Overview
- Locale: Minnesota

Technical
- Line length: 36 mi (58 km)
- Track gauge: 1,435 mm (4 ft 8+1⁄2 in) standard gauge
- Electrification: 750 V DC

= Mesaba Railway =

The Mesaba Railway was the first and only interurban electric transportation system on the Mesabi Range, with its inaugural run on December 24, 1912. The track covered 36 mi between Gilbert, Minnesota and Hibbing, Minnesota, with six cars offering hourly service between 6 a.m. and midnight, seven days a week. The cars could travel at speeds up to 40 mph and offered passengers such modern conveniences as heat, smoking cars, and toilets.
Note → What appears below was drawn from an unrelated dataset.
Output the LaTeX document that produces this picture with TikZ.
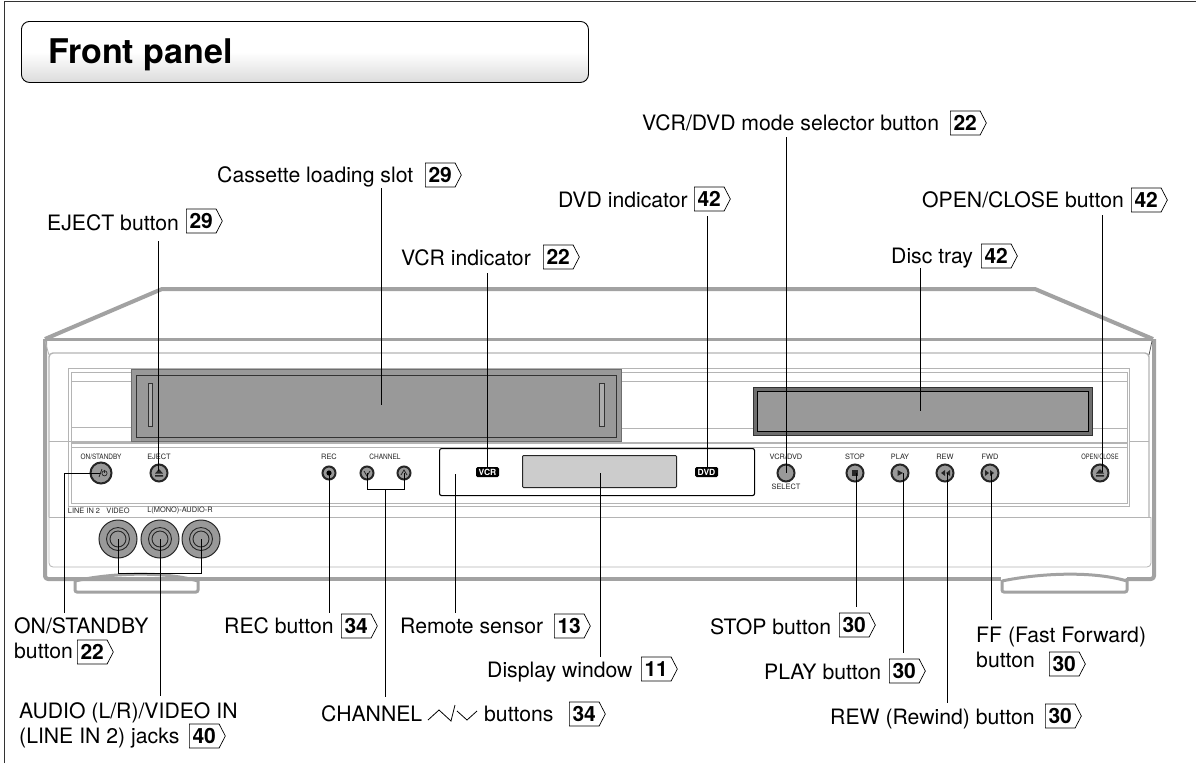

The introduction of the Mesaba Railway changed life on the Iron Range. The emergence of the interurban marked the beginning of the end for other forms of transportation including "livery stables, horses and buggies." People now had more choices of where to live, shop, and find entertainment. Prior to its introduction, public transportation was practically non-existent and limited to horse and buggy, railroad transportation, and a few cars for the more affluent. A majority of the population lived in mining locations, which were small communities built near the mining operations, where one could easily walk from place to place.

The last interurban passenger car operated on April 16, 1927. The Mesaba Railway Company was sold to Northland Transportation Company (later incorporated as Greyhound Lines in 1930). The railway company went into receivership on March 7, 1924, and was sold in December 1927. All of the offices and equipment were sold to the Minnesota State Highway Department.